According to the Current, 554 positions were added from 2015 until March 2025, causing payroll to increase by $40 million. As the amount of positions increased, UL Lafayette’s enrollment decreased by 1,700 students since 2015. “But when you look at a $25 million annual hole, 75% of the University’s salaries, right? So we’ve got to adjust the salaries to be able to get to that,” Litolff said.
The University is mostly funded by student tuition and fees. Student enrollment has increased this fall with the largest freshman class to date. The school welcomed 3,214 first-time freshmen and had 16,100 degree-seeking students overall. The overall enrollment was 19,723 people, which was a 2.65% increase from Fall 2024.
Since enrollment is such an important part of the operating budget, there is concern that the University will not be able to retain the high enrollment it gained. Litolff explained if enrollment did decline they would adjust as needed. He continued, “The best thing is our enrollment has been up for three years, so as long as that trend continues or is even close, we’re going to be okay.”
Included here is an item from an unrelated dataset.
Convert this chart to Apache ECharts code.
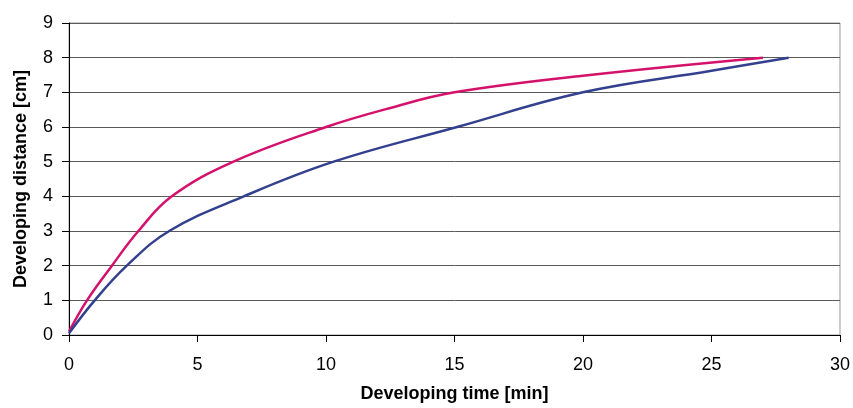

The University has other ways it it addressing the deficit as well. One of the first big moves to address the deficit was to reduce budgets across all departments by 10%.
Along with the budget cuts, the University has limited staff traveling and special meals. According to Litolff, this will save $14 million.
They will terminate leases to buses that are not being used for daily operations, which will save $109,000. In September, Hebert announced they will be ending the contract with the Wingate by Wyndham Hotel, which provided overflow housing for students, ahead of the Spring 2026 semester.
Litolff said ending the contract will save $900,000. He also stated that the University is looking into increasing commuter parking passes on campus in Girard Park Circle Parking Garage.
Regardless of the method, a key takeaway is the University will not immediately know exactly where it stands with the $25 million deficit for a couple months.
For now, Litolff expressed that the University is focused on identifying what they can do to address the deficit and making changes as needed.
“And so as all these initiatives go into effect, we’re gonna see the cash flow improve. So as the cash flow analysis continues, then we have to adjust and make changes as we go. So at this point, we’re looking at it saying, right, we’ve got to assess what will this adjustment do to the end to make sure that we can get to the end of the fiscal year.”